# Forum Learning Russian Language Getting Started with Russian  Pimsleur vs Michel Thomas (which one better?)

## pyc

Hello there,
I am doing both programs to learn Russian and I was planning to continue to do so... until I found this forum and realized that there are unnatural sentences in Pimsleur.
So my question to the experienced members of the forum: is it worth it to continue with Pimsleur?
Are there similar unnatural sentences taught in Michel Thomas? 
I am afraid to continue with Pimsleur, I don't want to acquire bad habits or get used to a way to say things that are weird, it would be pointless.
Thank you very much for your time. 
Edit: For those who wants to peek at Michel Thomas' audio course, you can check it out in this Youtube playlist: https://www.youtube.com/watch?v=Dncf...X7-7xdG0Slta6W

----------


## iCake

I don't think anyone here has had any substancial or just any experience with any of those programs. I know I haven't. There's one thing I want to point out here, in the long haul, it doesn't really matter which program you stick by in the beginning, there are mostly there to get you started, you'll naturally want to jump straight into the language and sail free at some point anyway, I'm sure you're longing for it in a way. But for now the most important thing is to learn to filter out the "noise", this little thing called doubt, because that's where most people just drop out, they just feel like they're not sure where they're going or how to get where they want to and by what means and at some point they just stop caring about so many unknowns, they burn out.

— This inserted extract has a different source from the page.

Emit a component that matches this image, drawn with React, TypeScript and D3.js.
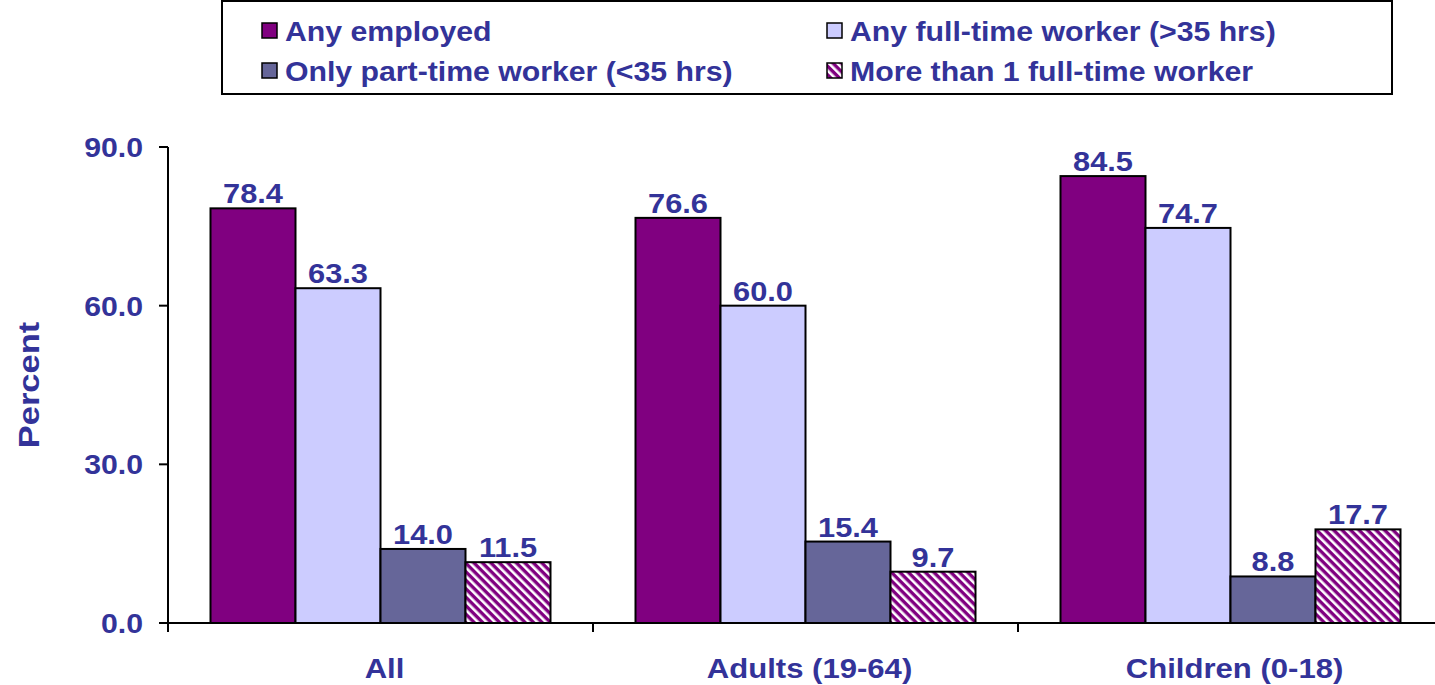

For now just forget about all that and focus on building up experience with the language and in due time and I bet way sooner that you may think, you'll start to see for yourself what is and what is not good for you, what you're good and not so good at, what you should focus on and so on and so forth.

----------


## pyc

Thanks a lot iCake!, I would leave a like to your reply но что не знаю как
Haha, I can't believe I just made a sentence in Russian, интересно, нормально ли это хорошо
I will continue with both programs then to the end, it is funny how those sentences in Russian just popped up.
I was just worried to pick up some bad habits, but if you think it won't affect my future performance I guess I will keep on it. 
Btw, I also saw your answer regarding to the unstressed 'a'. Thank you a lot for replying.

----------


## DDT

I have substantial experience with Pimsleur. Whatever you hear about "unnatural" sentences you won't need to worry about at this level. You will get very good pronunciation from using Pimsleur. In fact native speakers will mistake you for having a better command of the language. That's what happened to me. The problem is they will talk too fast to you and expect you to know things that you don't. I met many people who were learning from just a book and their pronunciation was so bad that I couldn't understand how native speakers could understand them at all. I don't know anything about the other one Michael Thomas.
EDIT: I just heard some of Michel Thomas lessons....... They are not for at all. I much prefer Pimsleur.

----------


## Lampada

Привет!  Ты откуда свалился? Чем занимаешься?
So good to see you!

----------